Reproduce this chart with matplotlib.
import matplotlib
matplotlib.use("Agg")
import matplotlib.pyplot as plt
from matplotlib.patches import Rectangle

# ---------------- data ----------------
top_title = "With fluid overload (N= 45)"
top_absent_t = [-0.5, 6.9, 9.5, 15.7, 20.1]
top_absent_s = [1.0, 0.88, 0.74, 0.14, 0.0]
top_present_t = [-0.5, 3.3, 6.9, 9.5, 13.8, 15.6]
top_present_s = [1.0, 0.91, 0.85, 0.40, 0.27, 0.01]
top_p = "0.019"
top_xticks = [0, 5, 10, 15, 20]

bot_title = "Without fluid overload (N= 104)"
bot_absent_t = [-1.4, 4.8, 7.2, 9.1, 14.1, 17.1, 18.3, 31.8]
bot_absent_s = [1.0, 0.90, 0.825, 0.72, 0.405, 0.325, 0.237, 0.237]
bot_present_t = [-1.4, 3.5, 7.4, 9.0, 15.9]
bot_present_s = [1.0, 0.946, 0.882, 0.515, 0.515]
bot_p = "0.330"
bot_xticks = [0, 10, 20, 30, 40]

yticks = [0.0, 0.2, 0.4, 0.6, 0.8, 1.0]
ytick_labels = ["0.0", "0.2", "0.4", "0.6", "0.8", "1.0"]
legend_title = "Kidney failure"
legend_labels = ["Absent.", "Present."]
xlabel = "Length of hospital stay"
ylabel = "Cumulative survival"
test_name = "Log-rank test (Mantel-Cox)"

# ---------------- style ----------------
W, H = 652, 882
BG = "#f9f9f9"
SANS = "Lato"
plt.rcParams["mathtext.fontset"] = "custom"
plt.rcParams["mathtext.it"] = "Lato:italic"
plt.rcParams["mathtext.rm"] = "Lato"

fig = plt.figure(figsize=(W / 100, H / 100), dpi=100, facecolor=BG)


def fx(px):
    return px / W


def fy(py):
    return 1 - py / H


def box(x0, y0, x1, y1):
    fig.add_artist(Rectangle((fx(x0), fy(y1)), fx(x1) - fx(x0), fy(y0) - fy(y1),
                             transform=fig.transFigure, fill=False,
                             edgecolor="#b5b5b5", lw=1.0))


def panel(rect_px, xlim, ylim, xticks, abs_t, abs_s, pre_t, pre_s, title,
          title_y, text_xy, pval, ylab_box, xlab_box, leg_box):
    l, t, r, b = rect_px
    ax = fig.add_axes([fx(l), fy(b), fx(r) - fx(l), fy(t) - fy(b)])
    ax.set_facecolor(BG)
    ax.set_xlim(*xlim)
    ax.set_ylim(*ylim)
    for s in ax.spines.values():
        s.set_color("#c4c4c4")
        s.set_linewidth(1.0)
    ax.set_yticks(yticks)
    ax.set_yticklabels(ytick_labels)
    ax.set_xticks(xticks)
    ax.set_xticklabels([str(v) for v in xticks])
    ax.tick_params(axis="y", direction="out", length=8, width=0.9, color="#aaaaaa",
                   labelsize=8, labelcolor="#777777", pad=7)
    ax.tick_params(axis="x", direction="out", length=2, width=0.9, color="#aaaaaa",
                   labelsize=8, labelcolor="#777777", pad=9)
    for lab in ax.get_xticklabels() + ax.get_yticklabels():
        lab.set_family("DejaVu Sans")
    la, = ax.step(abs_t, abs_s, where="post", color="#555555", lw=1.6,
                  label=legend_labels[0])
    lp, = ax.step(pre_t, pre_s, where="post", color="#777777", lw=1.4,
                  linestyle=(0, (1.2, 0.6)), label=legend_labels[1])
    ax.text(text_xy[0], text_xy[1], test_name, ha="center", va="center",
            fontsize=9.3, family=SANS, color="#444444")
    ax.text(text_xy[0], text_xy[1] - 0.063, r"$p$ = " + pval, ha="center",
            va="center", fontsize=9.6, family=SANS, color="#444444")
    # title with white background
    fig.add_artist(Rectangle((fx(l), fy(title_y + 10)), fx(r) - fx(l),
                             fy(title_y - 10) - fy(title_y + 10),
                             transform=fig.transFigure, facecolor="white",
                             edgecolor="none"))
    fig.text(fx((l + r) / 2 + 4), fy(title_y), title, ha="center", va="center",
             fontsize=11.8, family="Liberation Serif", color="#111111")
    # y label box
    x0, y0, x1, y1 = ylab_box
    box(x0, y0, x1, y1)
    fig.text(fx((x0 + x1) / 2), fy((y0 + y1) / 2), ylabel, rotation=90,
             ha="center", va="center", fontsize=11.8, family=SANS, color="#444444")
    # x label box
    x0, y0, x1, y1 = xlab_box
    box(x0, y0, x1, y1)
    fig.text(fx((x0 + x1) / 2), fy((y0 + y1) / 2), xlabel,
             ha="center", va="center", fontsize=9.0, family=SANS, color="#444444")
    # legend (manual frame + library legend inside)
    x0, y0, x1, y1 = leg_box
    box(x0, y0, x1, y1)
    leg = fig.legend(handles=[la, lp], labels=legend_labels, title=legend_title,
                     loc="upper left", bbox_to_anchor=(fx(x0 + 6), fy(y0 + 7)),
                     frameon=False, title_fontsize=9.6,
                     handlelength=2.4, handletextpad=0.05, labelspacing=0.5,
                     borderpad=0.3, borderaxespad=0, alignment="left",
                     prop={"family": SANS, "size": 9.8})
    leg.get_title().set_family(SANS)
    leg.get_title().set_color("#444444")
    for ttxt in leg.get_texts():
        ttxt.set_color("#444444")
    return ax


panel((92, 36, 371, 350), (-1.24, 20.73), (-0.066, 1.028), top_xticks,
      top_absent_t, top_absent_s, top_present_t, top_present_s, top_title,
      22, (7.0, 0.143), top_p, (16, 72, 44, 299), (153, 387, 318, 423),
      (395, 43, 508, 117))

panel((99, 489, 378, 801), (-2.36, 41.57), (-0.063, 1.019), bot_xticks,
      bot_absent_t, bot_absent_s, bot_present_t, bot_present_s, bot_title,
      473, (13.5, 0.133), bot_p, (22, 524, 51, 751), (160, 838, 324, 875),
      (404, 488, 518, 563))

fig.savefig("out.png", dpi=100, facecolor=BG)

**DIRECTIVE:**
Quote only the stretch of lines that starts the data above and ends with the line containing "from matplotlib.patches import Rectangle", both included.

**SOLUTION TO THE PROBLEM:**
Reproduce this chart with matplotlib.
import matplotlib
matplotlib.use("Agg")
import matplotlib.pyplot as plt
from matplotlib.patches import Rectangle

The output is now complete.